> THE EXERCISE: Make an exact copy of the lines, leaving the pictures out.

> GIVEN ENTRIES:
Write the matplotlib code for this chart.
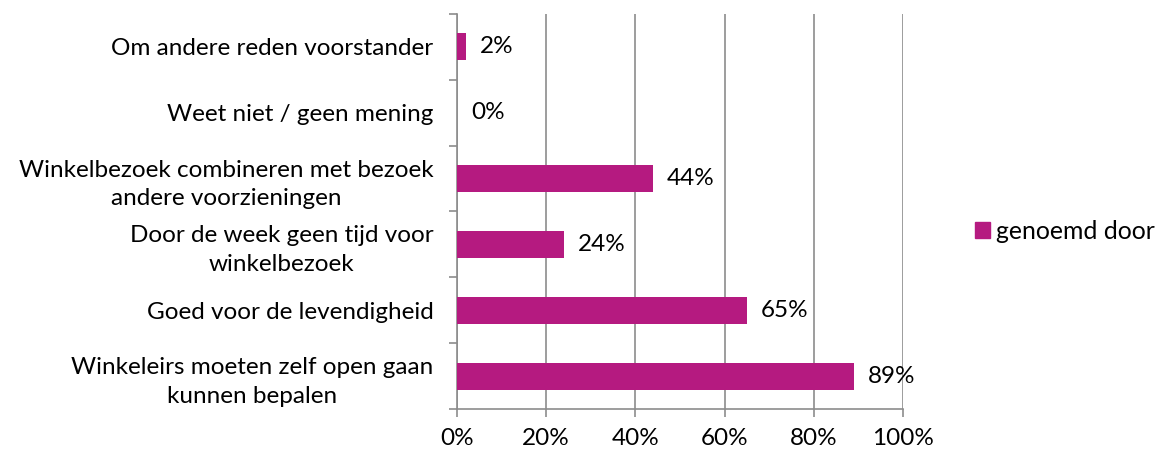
import matplotlib
matplotlib.use("Agg")
import matplotlib.pyplot as plt
from matplotlib.patches import Patch

categories = [
    "Winkeleirs moeten zelf open gaan\nkunnen bepalen",
    "Goed voor de levendigheid",
    "Door de week geen tijd voor\nwinkelbezoek",
    "Winkelbezoek combineren met bezoek\nandere voorzieningen",
    "Weet niet / geen mening",
    "Om andere reden voorstander",
]
values = [89, 65, 24, 44, 0, 2]
series_name = "genoemd door"
xticks = [0, 20, 40, 60, 80, 100]

plt.rcParams['font.family'] = ['Lato', 'DejaVu Sans']
bar_color = '#B51A80'
grid_color = '#8C8C8C'
fs = 17.5

fig = plt.figure(figsize=(11.57, 4.53), dpi=100)
ax = fig.add_axes([457/1157, 1-409/453, (903-457)/1157, (409-14)/453])

y = list(range(len(categories)))
ax.barh(y, values, height=0.41, color=bar_color, zorder=3)
ax.set_xlim(0, 100)
ax.set_ylim(-0.5, len(categories)-0.5)

ax.set_xticks(xticks)
ax.set_xticklabels([f"{v}%" for v in xticks], fontsize=fs)
ax.xaxis.grid(True, color=grid_color, linewidth=1.2, zorder=0)
ax.set_axisbelow(True)

ax.set_yticks(y)
ax.set_yticklabels(categories, fontsize=fs, multialignment='center', linespacing=1.45)
ax.set_yticks([i - 0.5 for i in range(len(categories)+1)], minor=True)
ax.tick_params(axis='y', which='minor', length=6, color=grid_color, width=1.2)
ax.tick_params(axis='y', which='major', length=0, pad=17)
ax.tick_params(axis='x', length=6, color=grid_color, width=1.2, pad=8)

for s in ['top', 'right']:
    ax.spines[s].set_visible(False)
for s in ['left', 'bottom']:
    ax.spines[s].set_color(grid_color)
    ax.spines[s].set_linewidth(1.2)

for yi, v in zip(y, values):
    ax.annotate(f"{v}%", (v, yi), xytext=(10, 0), textcoords='offset points',
                va='center', ha='left', fontsize=fs)

fig.legend(handles=[Patch(color=bar_color, label=series_name)],
           loc='center left', bbox_to_anchor=(975/1157, 1-231/453),
           frameon=False, fontsize=17.8, handlelength=0.6, handleheight=0.6,
           handletextpad=0.25, borderpad=0, borderaxespad=0)

fig.savefig("out.png", dpi=100)
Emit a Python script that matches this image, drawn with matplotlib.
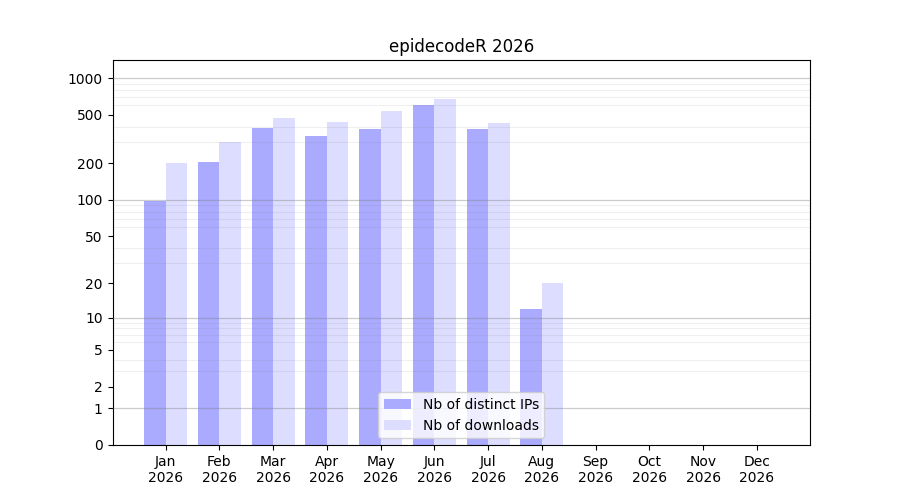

> RESPONSE:
Write the matplotlib code for this chart.
import matplotlib
matplotlib.use("Agg")
import matplotlib.pyplot as plt
from matplotlib.patches import Patch

categories = [
    "Winkeleirs moeten zelf open gaan\nkunnen bepalen",
    "Goed voor de levendigheid",
    "Door de week geen tijd voor\nwinkelbezoek",
    "Winkelbezoek combineren met bezoek\nandere voorzieningen",
    "Weet niet / geen mening",
    "Om andere reden voorstander",
]
values = [89, 65, 24, 44, 0, 2]
series_name = "genoemd door"
xticks = [0, 20, 40, 60, 80, 100]

plt.rcParams['font.family'] = ['Lato', 'DejaVu Sans']
bar_color = '#B51A80'
grid_color = '#8C8C8C'
fs = 17.5

fig = plt.figure(figsize=(11.57, 4.53), dpi=100)
ax = fig.add_axes([457/1157, 1-409/453, (903-457)/1157, (409-14)/453])

y = list(range(len(categories)))
ax.barh(y, values, height=0.41, color=bar_color, zorder=3)
ax.set_xlim(0, 100)
ax.set_ylim(-0.5, len(categories)-0.5)

ax.set_xticks(xticks)
ax.set_xticklabels([f"{v}%" for v in xticks], fontsize=fs)
ax.xaxis.grid(True, color=grid_color, linewidth=1.2, zorder=0)
ax.set_axisbelow(True)

ax.set_yticks(y)
ax.set_yticklabels(categories, fontsize=fs, multialignment='center', linespacing=1.45)
ax.set_yticks([i - 0.5 for i in range(len(categories)+1)], minor=True)
ax.tick_params(axis='y', which='minor', length=6, color=grid_color, width=1.2)
ax.tick_params(axis='y', which='major', length=0, pad=17)
ax.tick_params(axis='x', length=6, color=grid_color, width=1.2, pad=8)

for s in ['top', 'right']:
    ax.spines[s].set_visible(False)
for s in ['left', 'bottom']:
    ax.spines[s].set_color(grid_color)
    ax.spines[s].set_linewidth(1.2)

for yi, v in zip(y, values):
    ax.annotate(f"{v}%", (v, yi), xytext=(10, 0), textcoords='offset points',
                va='center', ha='left', fontsize=fs)

fig.legend(handles=[Patch(color=bar_color, label=series_name)],
           loc='center left', bbox_to_anchor=(975/1157, 1-231/453),
           frameon=False, fontsize=17.8, handlelength=0.6, handleheight=0.6,
           handletextpad=0.25, borderpad=0, borderaxespad=0)

fig.savefig("out.png", dpi=100)
Emit a Python script that matches this image, drawn with matplotlib.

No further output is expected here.